SUN JET: Will Recall 60 Employees-Begin Service in 90 Days
TOSHOKU AMERICA: Hearing on Employment of Committee Counsel
WESTERN PACIFIC: Committee Requests Conversion to Chapter 7

                    *******

BN1 TELECOMMUNICATIONS: Meeting of Creditors
--------------------------------------------
The meeting of creditors in the matter of In re BN1
Telecommunications, Inc. has been adjourned to February 19,
1998 at 1:00 PM at the United States Trustee's 341 meeting
room located at the Ohio Edison Bldg., Atrium Level, Rm.
120, 76 South Main Street, Akron, Ohio 44308.


BOYDS WHEELS: Files for Chapter 11
----------------------------------
Boyds Wheels, Inc. (NASDAQ:BYDS) announced January 30,
1998, that it has filed for Chapter 11 under the Federal
Bankruptcy laws. The company filed its case in the Central
District of California, Santa Ana Division.

After an intensive review of the environment and the
company's operations, the Board of Directors determined
that a major reorganization of the business, a Chapter 11
filing, was necessary to ensure the company's long-term
survival.

"Until a reorganization plan becomes effective, the law
precludes Boyds from paying its vendors for goods and
services received prior to the filing," according to
Jeffrey I. Golden, of Albert, Weiland & Golden, LLP,
counsel to Boyds. "However, invoices for goods and services
received after the filing will be afforded administrative
priority status."

Founded in 1988, Boyds Wheels, Inc. designs, manufactures
and markets high-quality aluminum wheels and related
products for the specialty automotive and motorcycle
aftermarkets. The company's wholly owned subsidiary,
Hot Rods by Boyds, is a global leader in the design and
manufacture of custom cars and hot rods for individual
clientele.
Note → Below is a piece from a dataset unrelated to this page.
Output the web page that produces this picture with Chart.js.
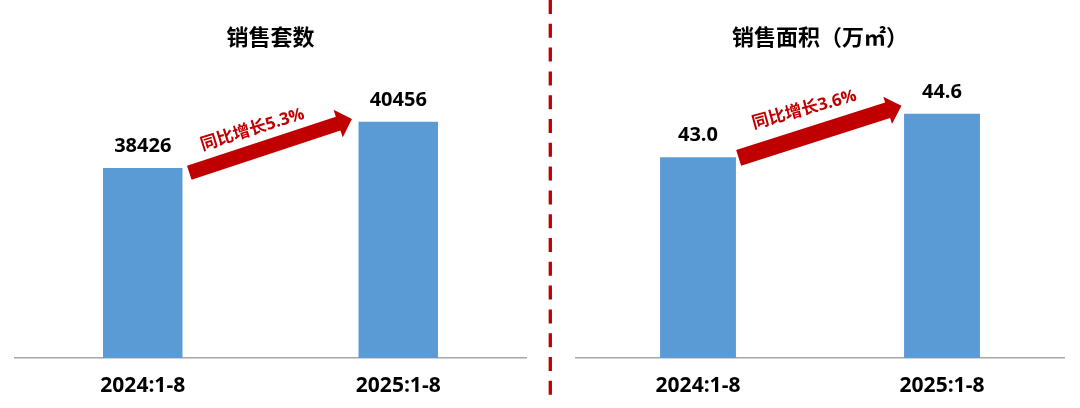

Boyds Wheels is headquartered in Stanton,
California.


CALDOR: Seeks Exclusivity Extension Through September 1
-------------------------------------------------------
Federal Filings Inc. reported on February 11, 1998, Caldor
Corp. is seeking another six-month exclusivity extension.  
Caldor said confirmation of a reorganization plan is
achievable as early as June.

"Having concluded that their Business Plan is working and
the company has achieved significant EBITDAR results, the
Debtors are now poised to negotiate and confirm a plan of
reorganization," the discount department store chain said
in a Feb. 2 application. Caldor asked the court to extend
the company's exclusive periods for filing a plan and
soliciting plan acceptances from Feb. 28 to Sept. 1 and
from April 30 to Oct. 30, respectively.


ELDER-BEERMAN: SEC Approves Plan to Issue Company Stock
-------------------------------------------------------
As reported by the Dayton Daily News on February 10, 1998,                        
Elder-Beerman Stores Corp. said it has received approval
from the Securities & Exchange Commission to proceed with
its plan to become a publicly traded stock company. Elder-
Beerman shares, trading under the ticker symbol EBSC, are
expected to begin trading this month on the Nasdaq National
Market System.

The company's application with Nasdaq is currently pending.
After emerging from bankruptcy reorganization Dec. 30, the
company will begin distribution of 12.3 million shares of
new Elder-Beerman stock in exchange for creditor claims
around Feb. 15.


GUY F. ATKINSON: Interim Cash Collateral Budget
-----------------------------------------------
The debtors' authority to use collateral and cash
collateral currently expires on February 15, 1998. The
debtors seek to extend the third cash collateral order, for
four additional weeks, until March 15, 1998.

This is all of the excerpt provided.